* Instructions to follow: Your task is to repeat the lines from the line with "Output the web" to the line with "const st = (fill)", both ends included, and nothing else. Pictures stay out of the copy.

* Entries:

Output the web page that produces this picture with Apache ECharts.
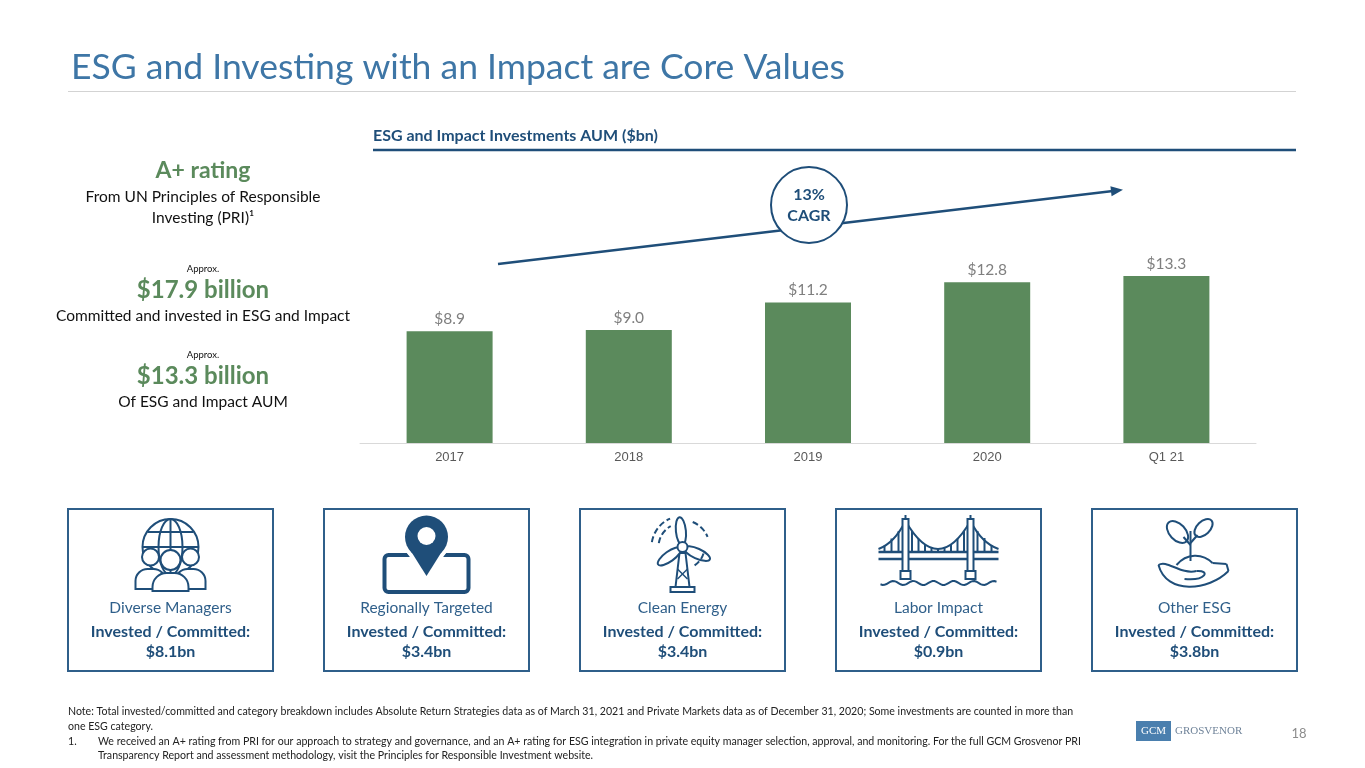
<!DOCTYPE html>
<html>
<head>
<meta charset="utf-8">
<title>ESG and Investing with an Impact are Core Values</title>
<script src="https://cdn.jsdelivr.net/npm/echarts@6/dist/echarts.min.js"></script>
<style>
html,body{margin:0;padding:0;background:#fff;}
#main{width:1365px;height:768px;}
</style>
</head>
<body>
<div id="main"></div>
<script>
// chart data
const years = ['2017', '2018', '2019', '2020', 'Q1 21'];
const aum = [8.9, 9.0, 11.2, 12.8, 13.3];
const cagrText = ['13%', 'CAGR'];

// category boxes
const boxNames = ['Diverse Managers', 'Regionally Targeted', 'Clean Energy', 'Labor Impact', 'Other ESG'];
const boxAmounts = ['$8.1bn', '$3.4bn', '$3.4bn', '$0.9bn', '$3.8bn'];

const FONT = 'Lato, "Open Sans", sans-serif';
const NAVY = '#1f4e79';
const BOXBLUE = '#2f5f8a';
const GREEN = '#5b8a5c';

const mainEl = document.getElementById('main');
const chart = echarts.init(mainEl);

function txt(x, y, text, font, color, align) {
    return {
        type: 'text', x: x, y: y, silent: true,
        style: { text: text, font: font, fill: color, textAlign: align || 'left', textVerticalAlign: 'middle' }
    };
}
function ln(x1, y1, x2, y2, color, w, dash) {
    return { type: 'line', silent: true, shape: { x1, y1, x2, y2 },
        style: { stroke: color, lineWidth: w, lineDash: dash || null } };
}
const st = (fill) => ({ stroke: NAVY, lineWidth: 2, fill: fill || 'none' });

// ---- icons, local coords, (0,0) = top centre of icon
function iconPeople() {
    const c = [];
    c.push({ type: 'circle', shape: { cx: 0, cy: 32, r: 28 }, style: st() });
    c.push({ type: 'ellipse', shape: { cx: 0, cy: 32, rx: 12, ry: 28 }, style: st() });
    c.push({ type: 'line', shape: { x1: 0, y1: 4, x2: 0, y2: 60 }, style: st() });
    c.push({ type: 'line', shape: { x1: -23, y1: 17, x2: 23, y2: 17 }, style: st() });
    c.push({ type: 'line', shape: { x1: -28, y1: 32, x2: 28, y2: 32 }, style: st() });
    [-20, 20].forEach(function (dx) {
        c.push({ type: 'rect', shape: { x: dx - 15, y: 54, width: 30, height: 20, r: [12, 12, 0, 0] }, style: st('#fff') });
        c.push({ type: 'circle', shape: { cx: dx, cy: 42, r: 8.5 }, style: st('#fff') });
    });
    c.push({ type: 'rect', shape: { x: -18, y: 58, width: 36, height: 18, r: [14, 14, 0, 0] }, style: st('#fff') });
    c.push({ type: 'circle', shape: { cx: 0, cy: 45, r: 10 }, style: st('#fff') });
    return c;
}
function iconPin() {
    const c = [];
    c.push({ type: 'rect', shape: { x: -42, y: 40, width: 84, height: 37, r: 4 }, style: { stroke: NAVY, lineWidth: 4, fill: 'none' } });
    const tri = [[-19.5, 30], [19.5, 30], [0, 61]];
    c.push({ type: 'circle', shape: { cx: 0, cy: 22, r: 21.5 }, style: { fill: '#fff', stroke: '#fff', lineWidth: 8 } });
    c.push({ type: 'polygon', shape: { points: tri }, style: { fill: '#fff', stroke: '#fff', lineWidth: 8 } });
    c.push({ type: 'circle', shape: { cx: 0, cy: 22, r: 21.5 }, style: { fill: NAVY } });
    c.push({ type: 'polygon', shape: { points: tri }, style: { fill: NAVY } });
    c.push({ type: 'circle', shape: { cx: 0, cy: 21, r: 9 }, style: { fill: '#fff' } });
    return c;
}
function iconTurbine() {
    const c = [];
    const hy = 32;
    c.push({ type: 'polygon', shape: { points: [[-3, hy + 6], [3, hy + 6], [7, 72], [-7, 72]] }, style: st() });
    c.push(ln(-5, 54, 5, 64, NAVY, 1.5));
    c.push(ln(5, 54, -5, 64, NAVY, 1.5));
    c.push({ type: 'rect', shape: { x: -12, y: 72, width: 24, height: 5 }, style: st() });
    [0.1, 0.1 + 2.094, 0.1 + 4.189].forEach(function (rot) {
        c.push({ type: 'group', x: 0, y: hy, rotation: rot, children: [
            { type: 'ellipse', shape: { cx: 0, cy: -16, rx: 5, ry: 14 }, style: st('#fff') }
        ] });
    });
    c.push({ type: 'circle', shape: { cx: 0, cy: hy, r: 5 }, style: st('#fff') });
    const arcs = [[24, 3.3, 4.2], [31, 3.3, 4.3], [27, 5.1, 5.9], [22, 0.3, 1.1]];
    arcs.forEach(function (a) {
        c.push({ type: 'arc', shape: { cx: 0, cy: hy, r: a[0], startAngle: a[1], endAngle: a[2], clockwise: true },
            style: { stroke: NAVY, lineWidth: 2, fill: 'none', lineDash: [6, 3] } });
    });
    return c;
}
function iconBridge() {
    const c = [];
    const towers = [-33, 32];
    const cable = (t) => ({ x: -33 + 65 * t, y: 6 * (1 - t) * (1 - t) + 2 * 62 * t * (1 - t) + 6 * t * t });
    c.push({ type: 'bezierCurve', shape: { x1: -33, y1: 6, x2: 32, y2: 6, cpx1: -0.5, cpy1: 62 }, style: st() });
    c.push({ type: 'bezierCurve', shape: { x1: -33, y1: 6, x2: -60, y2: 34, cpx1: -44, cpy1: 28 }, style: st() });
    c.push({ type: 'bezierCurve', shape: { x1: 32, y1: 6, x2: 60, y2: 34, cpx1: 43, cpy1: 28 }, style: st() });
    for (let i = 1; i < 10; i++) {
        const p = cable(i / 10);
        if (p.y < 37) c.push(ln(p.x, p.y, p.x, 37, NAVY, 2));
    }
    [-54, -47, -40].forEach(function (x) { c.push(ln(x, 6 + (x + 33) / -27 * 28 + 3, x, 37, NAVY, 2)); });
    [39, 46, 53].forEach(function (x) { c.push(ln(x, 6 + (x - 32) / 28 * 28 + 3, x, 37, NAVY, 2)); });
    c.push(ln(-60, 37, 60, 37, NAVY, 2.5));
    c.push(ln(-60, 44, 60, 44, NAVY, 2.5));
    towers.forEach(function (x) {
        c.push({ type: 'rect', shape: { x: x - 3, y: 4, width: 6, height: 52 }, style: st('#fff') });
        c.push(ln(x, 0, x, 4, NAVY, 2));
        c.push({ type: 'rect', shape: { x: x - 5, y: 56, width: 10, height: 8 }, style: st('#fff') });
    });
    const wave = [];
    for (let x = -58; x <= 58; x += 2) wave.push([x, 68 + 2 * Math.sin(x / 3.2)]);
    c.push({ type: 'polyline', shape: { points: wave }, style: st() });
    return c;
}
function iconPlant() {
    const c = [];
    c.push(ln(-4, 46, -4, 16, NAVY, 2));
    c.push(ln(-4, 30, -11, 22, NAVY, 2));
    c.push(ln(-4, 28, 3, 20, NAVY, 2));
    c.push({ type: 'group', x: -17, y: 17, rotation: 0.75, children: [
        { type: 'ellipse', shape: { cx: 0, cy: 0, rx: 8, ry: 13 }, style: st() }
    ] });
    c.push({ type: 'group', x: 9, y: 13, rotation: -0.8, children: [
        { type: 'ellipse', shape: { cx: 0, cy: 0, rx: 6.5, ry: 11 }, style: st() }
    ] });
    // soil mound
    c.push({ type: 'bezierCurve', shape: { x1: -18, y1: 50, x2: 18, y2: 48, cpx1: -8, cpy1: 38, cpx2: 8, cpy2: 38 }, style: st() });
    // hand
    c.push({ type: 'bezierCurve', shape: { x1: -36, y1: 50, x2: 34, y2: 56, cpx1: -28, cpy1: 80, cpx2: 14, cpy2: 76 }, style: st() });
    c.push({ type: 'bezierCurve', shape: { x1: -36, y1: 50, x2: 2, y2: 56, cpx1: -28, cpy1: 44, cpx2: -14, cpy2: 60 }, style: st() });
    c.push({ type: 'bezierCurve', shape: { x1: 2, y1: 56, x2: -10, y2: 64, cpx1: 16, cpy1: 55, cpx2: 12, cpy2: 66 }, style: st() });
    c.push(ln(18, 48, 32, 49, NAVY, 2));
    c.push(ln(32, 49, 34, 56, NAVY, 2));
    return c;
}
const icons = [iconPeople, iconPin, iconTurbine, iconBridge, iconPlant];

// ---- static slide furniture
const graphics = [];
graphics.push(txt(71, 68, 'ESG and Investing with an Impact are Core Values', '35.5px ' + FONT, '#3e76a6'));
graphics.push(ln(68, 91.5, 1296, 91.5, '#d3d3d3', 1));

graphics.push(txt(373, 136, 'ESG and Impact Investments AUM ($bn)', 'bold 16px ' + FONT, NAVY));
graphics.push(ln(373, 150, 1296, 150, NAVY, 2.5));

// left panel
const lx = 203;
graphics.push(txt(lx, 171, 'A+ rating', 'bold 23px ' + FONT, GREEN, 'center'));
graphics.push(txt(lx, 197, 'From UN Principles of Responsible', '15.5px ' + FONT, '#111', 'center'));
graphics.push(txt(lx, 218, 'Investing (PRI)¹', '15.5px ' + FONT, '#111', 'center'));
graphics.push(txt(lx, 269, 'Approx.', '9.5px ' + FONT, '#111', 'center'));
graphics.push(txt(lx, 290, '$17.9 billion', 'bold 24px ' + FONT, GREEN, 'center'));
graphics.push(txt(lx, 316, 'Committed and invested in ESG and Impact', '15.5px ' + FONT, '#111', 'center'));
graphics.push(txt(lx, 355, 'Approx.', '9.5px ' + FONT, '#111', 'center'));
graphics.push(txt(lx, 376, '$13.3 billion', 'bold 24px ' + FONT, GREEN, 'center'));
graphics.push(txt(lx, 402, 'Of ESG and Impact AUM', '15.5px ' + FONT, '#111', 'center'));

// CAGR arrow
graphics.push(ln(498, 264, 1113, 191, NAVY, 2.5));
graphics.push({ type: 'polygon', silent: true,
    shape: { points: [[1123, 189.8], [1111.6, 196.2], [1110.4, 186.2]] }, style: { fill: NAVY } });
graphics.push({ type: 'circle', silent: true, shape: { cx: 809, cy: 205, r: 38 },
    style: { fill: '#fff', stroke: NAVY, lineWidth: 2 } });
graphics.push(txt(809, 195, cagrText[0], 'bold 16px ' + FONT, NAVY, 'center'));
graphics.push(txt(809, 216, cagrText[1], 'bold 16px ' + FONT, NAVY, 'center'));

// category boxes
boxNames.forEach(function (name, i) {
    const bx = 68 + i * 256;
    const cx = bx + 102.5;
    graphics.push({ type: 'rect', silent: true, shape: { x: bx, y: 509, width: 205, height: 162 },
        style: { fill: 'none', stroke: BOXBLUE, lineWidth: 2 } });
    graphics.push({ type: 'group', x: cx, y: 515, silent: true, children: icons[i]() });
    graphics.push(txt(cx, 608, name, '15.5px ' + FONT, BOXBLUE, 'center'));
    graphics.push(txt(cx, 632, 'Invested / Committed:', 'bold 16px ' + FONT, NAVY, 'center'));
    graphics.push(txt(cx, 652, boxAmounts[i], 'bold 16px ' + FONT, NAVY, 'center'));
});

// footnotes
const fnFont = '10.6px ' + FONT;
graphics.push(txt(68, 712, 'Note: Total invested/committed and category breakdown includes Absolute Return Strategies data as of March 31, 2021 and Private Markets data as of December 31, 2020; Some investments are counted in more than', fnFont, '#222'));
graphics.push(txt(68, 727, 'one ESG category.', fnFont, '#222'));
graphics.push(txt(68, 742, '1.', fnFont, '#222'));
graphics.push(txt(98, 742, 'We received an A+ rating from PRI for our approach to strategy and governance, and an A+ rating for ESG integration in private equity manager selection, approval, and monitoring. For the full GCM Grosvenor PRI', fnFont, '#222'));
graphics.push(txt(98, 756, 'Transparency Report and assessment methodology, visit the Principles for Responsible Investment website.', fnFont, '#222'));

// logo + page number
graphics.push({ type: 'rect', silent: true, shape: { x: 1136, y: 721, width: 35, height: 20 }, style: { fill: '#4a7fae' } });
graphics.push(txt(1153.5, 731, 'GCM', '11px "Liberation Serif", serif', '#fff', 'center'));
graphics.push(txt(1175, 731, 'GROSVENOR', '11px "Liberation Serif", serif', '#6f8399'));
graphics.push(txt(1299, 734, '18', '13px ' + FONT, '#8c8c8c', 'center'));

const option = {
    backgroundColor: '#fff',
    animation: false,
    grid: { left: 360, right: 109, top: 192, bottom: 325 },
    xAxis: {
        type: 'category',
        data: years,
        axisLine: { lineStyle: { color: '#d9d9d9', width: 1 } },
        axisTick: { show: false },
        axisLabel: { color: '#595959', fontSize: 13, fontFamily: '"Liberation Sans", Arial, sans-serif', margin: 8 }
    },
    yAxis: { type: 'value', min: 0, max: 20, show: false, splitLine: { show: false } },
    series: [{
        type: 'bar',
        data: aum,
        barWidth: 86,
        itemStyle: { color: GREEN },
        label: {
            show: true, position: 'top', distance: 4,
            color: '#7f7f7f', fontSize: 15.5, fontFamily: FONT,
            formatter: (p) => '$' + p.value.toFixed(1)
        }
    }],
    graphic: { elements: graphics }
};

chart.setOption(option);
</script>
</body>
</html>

...

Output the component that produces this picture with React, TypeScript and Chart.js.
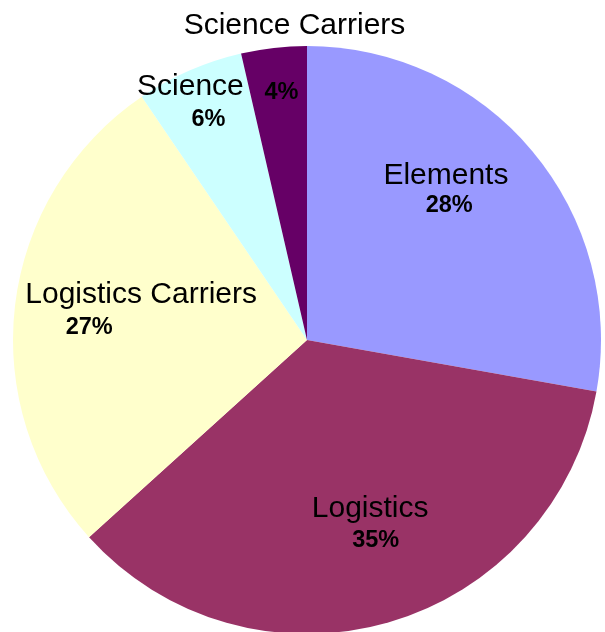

* Written response:
Output the web page that produces this picture with Apache ECharts.
<!DOCTYPE html>
<html>
<head>
<meta charset="utf-8">
<title>ESG and Investing with an Impact are Core Values</title>
<script src="https://cdn.jsdelivr.net/npm/echarts@6/dist/echarts.min.js"></script>
<style>
html,body{margin:0;padding:0;background:#fff;}
#main{width:1365px;height:768px;}
</style>
</head>
<body>
<div id="main"></div>
<script>
// chart data
const years = ['2017', '2018', '2019', '2020', 'Q1 21'];
const aum = [8.9, 9.0, 11.2, 12.8, 13.3];
const cagrText = ['13%', 'CAGR'];

// category boxes
const boxNames = ['Diverse Managers', 'Regionally Targeted', 'Clean Energy', 'Labor Impact', 'Other ESG'];
const boxAmounts = ['$8.1bn', '$3.4bn', '$3.4bn', '$0.9bn', '$3.8bn'];

const FONT = 'Lato, "Open Sans", sans-serif';
const NAVY = '#1f4e79';
const BOXBLUE = '#2f5f8a';
const GREEN = '#5b8a5c';

const mainEl = document.getElementById('main');
const chart = echarts.init(mainEl);

function txt(x, y, text, font, color, align) {
    return {
        type: 'text', x: x, y: y, silent: true,
        style: { text: text, font: font, fill: color, textAlign: align || 'left', textVerticalAlign: 'middle' }
    };
}
function ln(x1, y1, x2, y2, color, w, dash) {
    return { type: 'line', silent: true, shape: { x1, y1, x2, y2 },
        style: { stroke: color, lineWidth: w, lineDash: dash || null } };
}
const st = (fill) => ({ stroke: NAVY, lineWidth: 2, fill: fill || 'none' });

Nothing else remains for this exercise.